What the exercise asks => Copy verbatim the material from its first line to the line that holds "const y=d3.scaleLinear().domain([0,5]).range([596,82]);", including that line.

_ _ _ _

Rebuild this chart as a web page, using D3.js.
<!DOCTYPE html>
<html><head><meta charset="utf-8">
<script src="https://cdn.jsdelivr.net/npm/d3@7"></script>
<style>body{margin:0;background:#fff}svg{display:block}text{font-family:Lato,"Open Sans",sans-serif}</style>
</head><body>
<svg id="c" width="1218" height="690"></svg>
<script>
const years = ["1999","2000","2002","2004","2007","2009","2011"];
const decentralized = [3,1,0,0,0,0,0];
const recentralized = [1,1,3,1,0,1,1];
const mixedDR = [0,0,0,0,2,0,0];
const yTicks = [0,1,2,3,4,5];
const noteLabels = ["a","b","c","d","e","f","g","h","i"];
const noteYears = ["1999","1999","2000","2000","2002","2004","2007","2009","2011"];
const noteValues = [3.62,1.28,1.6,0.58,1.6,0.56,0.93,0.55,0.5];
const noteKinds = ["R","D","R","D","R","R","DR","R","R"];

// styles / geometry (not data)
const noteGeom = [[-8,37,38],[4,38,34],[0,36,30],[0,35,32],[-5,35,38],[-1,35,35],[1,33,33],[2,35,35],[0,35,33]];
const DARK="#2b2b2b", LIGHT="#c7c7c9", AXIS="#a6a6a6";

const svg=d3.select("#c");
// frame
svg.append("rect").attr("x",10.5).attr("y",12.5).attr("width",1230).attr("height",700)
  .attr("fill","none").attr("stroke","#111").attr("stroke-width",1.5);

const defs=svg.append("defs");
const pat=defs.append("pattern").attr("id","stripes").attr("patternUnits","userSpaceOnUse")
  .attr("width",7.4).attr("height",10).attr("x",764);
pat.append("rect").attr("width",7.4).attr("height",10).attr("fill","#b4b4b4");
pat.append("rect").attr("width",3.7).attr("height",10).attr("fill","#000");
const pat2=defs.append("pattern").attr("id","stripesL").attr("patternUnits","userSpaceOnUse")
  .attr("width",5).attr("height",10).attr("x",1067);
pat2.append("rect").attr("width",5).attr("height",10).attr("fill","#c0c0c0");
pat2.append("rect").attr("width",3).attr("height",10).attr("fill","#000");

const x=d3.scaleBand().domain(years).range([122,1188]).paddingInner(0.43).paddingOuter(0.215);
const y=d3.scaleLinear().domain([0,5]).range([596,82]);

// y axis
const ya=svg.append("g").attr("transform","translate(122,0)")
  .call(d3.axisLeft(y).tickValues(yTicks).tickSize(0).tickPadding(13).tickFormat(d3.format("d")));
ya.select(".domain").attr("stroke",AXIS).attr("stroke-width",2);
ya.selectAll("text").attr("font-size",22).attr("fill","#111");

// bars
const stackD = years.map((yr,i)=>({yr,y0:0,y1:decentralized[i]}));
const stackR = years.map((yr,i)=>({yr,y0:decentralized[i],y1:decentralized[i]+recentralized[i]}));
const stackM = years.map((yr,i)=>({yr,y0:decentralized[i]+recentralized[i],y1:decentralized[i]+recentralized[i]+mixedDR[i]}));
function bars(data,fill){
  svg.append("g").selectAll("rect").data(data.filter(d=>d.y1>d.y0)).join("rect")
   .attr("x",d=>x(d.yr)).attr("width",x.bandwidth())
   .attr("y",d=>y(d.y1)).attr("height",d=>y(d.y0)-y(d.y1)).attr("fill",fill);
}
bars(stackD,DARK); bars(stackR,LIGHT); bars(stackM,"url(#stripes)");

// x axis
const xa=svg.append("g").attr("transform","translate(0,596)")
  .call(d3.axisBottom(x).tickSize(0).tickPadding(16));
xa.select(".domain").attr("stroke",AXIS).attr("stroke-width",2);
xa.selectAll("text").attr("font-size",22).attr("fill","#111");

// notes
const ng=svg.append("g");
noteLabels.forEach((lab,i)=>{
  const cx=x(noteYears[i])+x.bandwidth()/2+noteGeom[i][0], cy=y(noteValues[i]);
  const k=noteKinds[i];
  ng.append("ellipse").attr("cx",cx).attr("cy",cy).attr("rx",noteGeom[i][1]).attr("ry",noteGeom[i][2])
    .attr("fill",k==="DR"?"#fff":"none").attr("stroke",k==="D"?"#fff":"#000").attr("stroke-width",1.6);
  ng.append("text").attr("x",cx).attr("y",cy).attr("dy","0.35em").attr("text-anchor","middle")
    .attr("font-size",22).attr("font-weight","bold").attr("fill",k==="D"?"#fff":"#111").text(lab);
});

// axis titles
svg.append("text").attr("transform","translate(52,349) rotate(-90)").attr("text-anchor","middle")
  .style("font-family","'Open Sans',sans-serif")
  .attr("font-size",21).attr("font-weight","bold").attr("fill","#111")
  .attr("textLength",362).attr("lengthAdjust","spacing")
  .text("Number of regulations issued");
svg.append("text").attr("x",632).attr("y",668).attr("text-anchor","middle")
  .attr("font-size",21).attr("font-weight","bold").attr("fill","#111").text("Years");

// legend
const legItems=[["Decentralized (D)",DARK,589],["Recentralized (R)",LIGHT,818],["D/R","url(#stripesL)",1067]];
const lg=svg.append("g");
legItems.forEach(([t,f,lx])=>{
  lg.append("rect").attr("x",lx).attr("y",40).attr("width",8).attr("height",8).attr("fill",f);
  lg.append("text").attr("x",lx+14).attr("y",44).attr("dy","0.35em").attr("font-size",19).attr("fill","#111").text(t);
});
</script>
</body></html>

_ _ _ _

In response =>
Rebuild this chart as a web page, using D3.js.
<!DOCTYPE html>
<html><head><meta charset="utf-8">
<script src="https://cdn.jsdelivr.net/npm/d3@7"></script>
<style>body{margin:0;background:#fff}svg{display:block}text{font-family:Lato,"Open Sans",sans-serif}</style>
</head><body>
<svg id="c" width="1218" height="690"></svg>
<script>
const years = ["1999","2000","2002","2004","2007","2009","2011"];
const decentralized = [3,1,0,0,0,0,0];
const recentralized = [1,1,3,1,0,1,1];
const mixedDR = [0,0,0,0,2,0,0];
const yTicks = [0,1,2,3,4,5];
const noteLabels = ["a","b","c","d","e","f","g","h","i"];
const noteYears = ["1999","1999","2000","2000","2002","2004","2007","2009","2011"];
const noteValues = [3.62,1.28,1.6,0.58,1.6,0.56,0.93,0.55,0.5];
const noteKinds = ["R","D","R","D","R","R","DR","R","R"];

// styles / geometry (not data)
const noteGeom = [[-8,37,38],[4,38,34],[0,36,30],[0,35,32],[-5,35,38],[-1,35,35],[1,33,33],[2,35,35],[0,35,33]];
const DARK="#2b2b2b", LIGHT="#c7c7c9", AXIS="#a6a6a6";

const svg=d3.select("#c");
// frame
svg.append("rect").attr("x",10.5).attr("y",12.5).attr("width",1230).attr("height",700)
  .attr("fill","none").attr("stroke","#111").attr("stroke-width",1.5);

const defs=svg.append("defs");
const pat=defs.append("pattern").attr("id","stripes").attr("patternUnits","userSpaceOnUse")
  .attr("width",7.4).attr("height",10).attr("x",764);
pat.append("rect").attr("width",7.4).attr("height",10).attr("fill","#b4b4b4");
pat.append("rect").attr("width",3.7).attr("height",10).attr("fill","#000");
const pat2=defs.append("pattern").attr("id","stripesL").attr("patternUnits","userSpaceOnUse")
  .attr("width",5).attr("height",10).attr("x",1067);
pat2.append("rect").attr("width",5).attr("height",10).attr("fill","#c0c0c0");
pat2.append("rect").attr("width",3).attr("height",10).attr("fill","#000");

const x=d3.scaleBand().domain(years).range([122,1188]).paddingInner(0.43).paddingOuter(0.215);
const y=d3.scaleLinear().domain([0,5]).range([596,82]);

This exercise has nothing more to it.